If the link is intact and nothing else is obviously wrong, you almost certainly have a bad cell. I recommend pulling out the bad cell ( it will be the one that does not read between 2.5 - 4 vdc) and replacing it with one from another dud battery- this requires some fudging and re-soldering.
Or do what I did, pull the cell, toss the electronics and the short pink wire, add a cigarette lighter socket and voila! you have a portable power supply giving around 14 volts. Charge it up by wiring two cigarette lighter male ends together (check polarity , + to + (tip end) and - to -) and plug it into your car, but only while it is running or you will be charging your car battery with it!
Hope that helps.
Matt Binns
GiantGlobes.com
SOURCE: makita lithium ion battery wont charge
does it have green blinking light when you plug it to mains w/o battery in it ?

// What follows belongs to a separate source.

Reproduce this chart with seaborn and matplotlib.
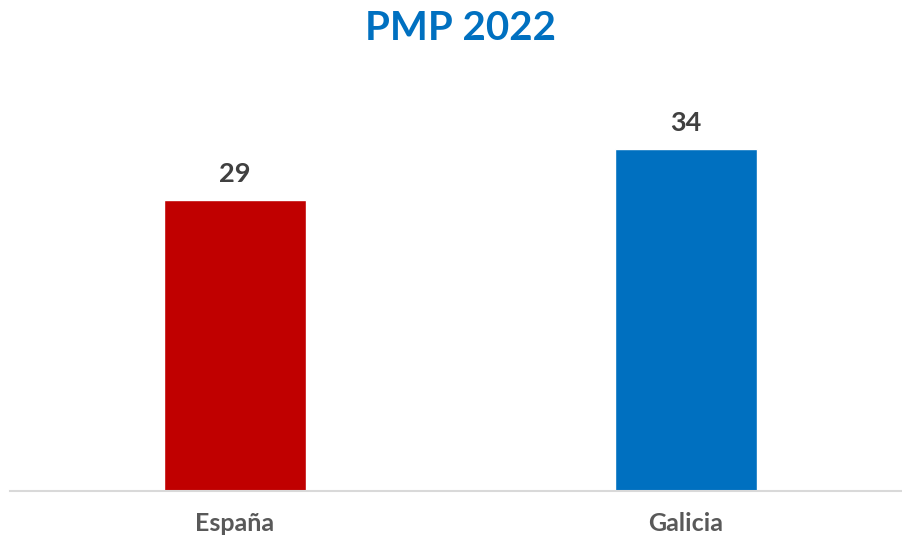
import pandas as pd
import matplotlib.pyplot as plt
import seaborn as sns

regions = ['España', 'Galicia']
pmp = [29, 34]
colors = ['#C00000', '#0070C0']

df = pd.DataFrame({'region': regions, 'pmp': pmp})

sns.set_style('white')
plt.rcParams['font.family'] = ['Lato', 'DejaVu Sans']

fig = plt.figure(figsize=(9.03, 5.38), dpi=100)
ax = fig.add_axes([9.5 / 903, 47 / 538, 902 / 903, 431 / 538])

sns.barplot(data=df, x='region', y='pmp', hue='region', palette=colors,
            width=0.315, legend=False, ax=ax, saturation=1)

for i, v in enumerate(pmp):
    ax.text(i, v + 1.4, str(v), ha='center', va='bottom', fontsize=19.5,
            fontweight='bold', color='#404040')

ax.set_xlim(-0.5, 1.5)
ax.set_ylim(0, 42.9)
ax.set_xlabel('')
ax.set_ylabel('')
ax.set_yticks([])
ax.tick_params(axis='x', length=0, pad=15, labelsize=18, labelcolor='#595959')
for lbl in ax.get_xticklabels():
    lbl.set_fontweight('bold')
for s in ['top', 'right', 'left']:
    ax.spines[s].set_visible(False)
ax.spines['bottom'].set_color('#D9D9D9')
ax.spines['bottom'].set_linewidth(1.5)

fig.text(0.51, 1 - 29 / 538, 'PMP 2022', ha='center', va='center',
         fontsize=29, fontweight='bold', color='#0070C0')

fig.savefig('out.png', dpi=100)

SOURCE: MAKITA LXT BL1830 18V LITHIUM-ION 3.0AH BATTERY
If the charge count on the batteries is under 300, Makita will replace them. Makita has a known defect in this battery that causes the battery to shut down before it is dead. So as of now they are exchanging ones with low use.
If they are truly defective and makita won't replace, you have to open them, find the dead cell or blown fuse, and replace. Search youtube makita battery for a video on repairing this battery. But once the red and green lights on the charger flash, the the battery can't be charged on a Makita charger -- it's been locked. So use a third party charger.